↓↓↓

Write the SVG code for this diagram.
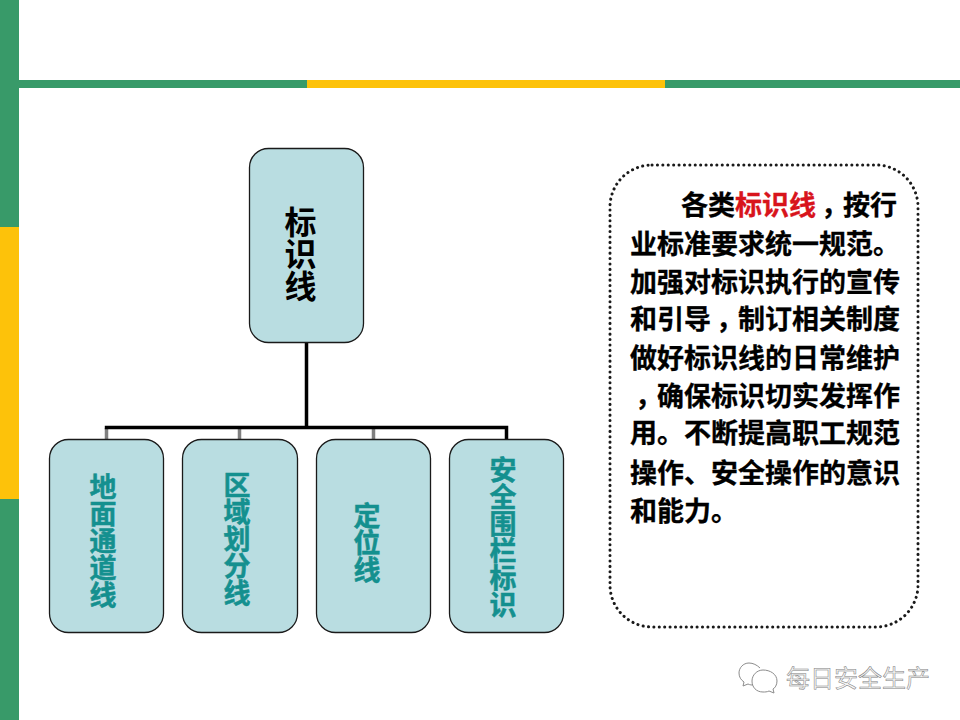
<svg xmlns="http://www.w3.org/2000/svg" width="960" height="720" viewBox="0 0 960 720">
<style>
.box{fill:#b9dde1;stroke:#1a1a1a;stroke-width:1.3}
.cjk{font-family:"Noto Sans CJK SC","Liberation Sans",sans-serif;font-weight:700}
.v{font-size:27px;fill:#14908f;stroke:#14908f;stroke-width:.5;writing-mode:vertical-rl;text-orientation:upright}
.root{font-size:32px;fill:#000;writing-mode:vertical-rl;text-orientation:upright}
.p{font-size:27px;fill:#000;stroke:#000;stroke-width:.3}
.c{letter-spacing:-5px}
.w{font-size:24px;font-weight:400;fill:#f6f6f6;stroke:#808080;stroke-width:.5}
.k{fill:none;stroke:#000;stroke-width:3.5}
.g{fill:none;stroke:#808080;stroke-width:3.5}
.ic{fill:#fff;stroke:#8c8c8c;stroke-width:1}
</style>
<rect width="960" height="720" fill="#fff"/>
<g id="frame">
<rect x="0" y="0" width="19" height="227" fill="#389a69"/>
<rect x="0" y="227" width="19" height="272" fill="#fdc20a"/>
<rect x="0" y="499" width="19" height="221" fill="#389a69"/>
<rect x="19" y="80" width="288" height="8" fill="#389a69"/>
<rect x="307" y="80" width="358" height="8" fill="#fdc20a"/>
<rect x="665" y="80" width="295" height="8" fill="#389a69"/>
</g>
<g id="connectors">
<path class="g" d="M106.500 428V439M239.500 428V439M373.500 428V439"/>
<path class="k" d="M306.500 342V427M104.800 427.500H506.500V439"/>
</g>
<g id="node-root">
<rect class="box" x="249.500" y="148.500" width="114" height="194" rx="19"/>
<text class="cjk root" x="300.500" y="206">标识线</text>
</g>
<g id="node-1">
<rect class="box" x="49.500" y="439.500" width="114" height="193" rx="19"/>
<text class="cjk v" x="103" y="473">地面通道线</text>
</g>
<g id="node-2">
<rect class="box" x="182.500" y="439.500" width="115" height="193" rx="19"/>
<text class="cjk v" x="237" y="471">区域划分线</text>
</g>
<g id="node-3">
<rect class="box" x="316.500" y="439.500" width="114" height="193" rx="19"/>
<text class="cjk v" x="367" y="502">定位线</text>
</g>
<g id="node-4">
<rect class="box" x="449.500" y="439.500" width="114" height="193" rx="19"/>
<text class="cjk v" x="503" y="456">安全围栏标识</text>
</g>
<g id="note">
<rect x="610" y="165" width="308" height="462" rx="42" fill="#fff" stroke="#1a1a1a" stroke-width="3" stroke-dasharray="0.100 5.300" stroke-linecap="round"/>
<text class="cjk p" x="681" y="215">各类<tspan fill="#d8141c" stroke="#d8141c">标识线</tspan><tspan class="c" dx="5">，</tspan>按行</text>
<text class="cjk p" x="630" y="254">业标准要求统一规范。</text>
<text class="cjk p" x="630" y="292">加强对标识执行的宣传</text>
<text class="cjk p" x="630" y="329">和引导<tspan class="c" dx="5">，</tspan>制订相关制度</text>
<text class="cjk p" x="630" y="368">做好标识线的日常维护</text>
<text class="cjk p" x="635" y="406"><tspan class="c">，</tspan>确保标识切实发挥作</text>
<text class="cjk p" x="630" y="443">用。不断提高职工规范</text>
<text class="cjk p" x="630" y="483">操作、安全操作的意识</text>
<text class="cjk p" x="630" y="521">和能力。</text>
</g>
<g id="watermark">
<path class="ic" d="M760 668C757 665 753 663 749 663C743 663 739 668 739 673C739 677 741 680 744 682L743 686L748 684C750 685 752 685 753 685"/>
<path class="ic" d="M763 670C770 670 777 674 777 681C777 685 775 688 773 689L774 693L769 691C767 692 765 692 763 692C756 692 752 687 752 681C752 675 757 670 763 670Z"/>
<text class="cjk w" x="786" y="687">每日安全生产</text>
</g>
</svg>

↑↑↑

__The problem__:
Extract all the data above exactly, excluding every picture.

__Output for this exercise__:
Write the SVG code for this diagram.
<svg xmlns="http://www.w3.org/2000/svg" width="960" height="720" viewBox="0 0 960 720">
<style>
.box{fill:#b9dde1;stroke:#1a1a1a;stroke-width:1.3}
.cjk{font-family:"Noto Sans CJK SC","Liberation Sans",sans-serif;font-weight:700}
.v{font-size:27px;fill:#14908f;stroke:#14908f;stroke-width:.5;writing-mode:vertical-rl;text-orientation:upright}
.root{font-size:32px;fill:#000;writing-mode:vertical-rl;text-orientation:upright}
.p{font-size:27px;fill:#000;stroke:#000;stroke-width:.3}
.c{letter-spacing:-5px}
.w{font-size:24px;font-weight:400;fill:#f6f6f6;stroke:#808080;stroke-width:.5}
.k{fill:none;stroke:#000;stroke-width:3.5}
.g{fill:none;stroke:#808080;stroke-width:3.5}
.ic{fill:#fff;stroke:#8c8c8c;stroke-width:1}
</style>
<rect width="960" height="720" fill="#fff"/>
<g id="frame">
<rect x="0" y="0" width="19" height="227" fill="#389a69"/>
<rect x="0" y="227" width="19" height="272" fill="#fdc20a"/>
<rect x="0" y="499" width="19" height="221" fill="#389a69"/>
<rect x="19" y="80" width="288" height="8" fill="#389a69"/>
<rect x="307" y="80" width="358" height="8" fill="#fdc20a"/>
<rect x="665" y="80" width="295" height="8" fill="#389a69"/>
</g>
<g id="connectors">
<path class="g" d="M106.500 428V439M239.500 428V439M373.500 428V439"/>
<path class="k" d="M306.500 342V427M104.800 427.500H506.500V439"/>
</g>
<g id="node-root">
<rect class="box" x="249.500" y="148.500" width="114" height="194" rx="19"/>
<text class="cjk root" x="300.500" y="206">标识线</text>
</g>
<g id="node-1">
<rect class="box" x="49.500" y="439.500" width="114" height="193" rx="19"/>
<text class="cjk v" x="103" y="473">地面通道线</text>
</g>
<g id="node-2">
<rect class="box" x="182.500" y="439.500" width="115" height="193" rx="19"/>
<text class="cjk v" x="237" y="471">区域划分线</text>
</g>
<g id="node-3">
<rect class="box" x="316.500" y="439.500" width="114" height="193" rx="19"/>
<text class="cjk v" x="367" y="502">定位线</text>
</g>
<g id="node-4">
<rect class="box" x="449.500" y="439.500" width="114" height="193" rx="19"/>
<text class="cjk v" x="503" y="456">安全围栏标识</text>
</g>
<g id="note">
<rect x="610" y="165" width="308" height="462" rx="42" fill="#fff" stroke="#1a1a1a" stroke-width="3" stroke-dasharray="0.100 5.300" stroke-linecap="round"/>
<text class="cjk p" x="681" y="215">各类<tspan fill="#d8141c" stroke="#d8141c">标识线</tspan><tspan class="c" dx="5">，</tspan>按行</text>
<text class="cjk p" x="630" y="254">业标准要求统一规范。</text>
<text class="cjk p" x="630" y="292">加强对标识执行的宣传</text>
<text class="cjk p" x="630" y="329">和引导<tspan class="c" dx="5">，</tspan>制订相关制度</text>
<text class="cjk p" x="630" y="368">做好标识线的日常维护</text>
<text class="cjk p" x="635" y="406"><tspan class="c">，</tspan>确保标识切实发挥作</text>
<text class="cjk p" x="630" y="443">用。不断提高职工规范</text>
<text class="cjk p" x="630" y="483">操作、安全操作的意识</text>
<text class="cjk p" x="630" y="521">和能力。</text>
</g>
<g id="watermark">
<path class="ic" d="M760 668C757 665 753 663 749 663C743 663 739 668 739 673C739 677 741 680 744 682L743 686L748 684C750 685 752 685 753 685"/>
<path class="ic" d="M763 670C770 670 777 674 777 681C777 685 775 688 773 689L774 693L769 691C767 692 765 692 763 692C756 692 752 687 752 681C752 675 757 670 763 670Z"/>
<text class="cjk w" x="786" y="687">每日安全生产</text>
</g>
</svg>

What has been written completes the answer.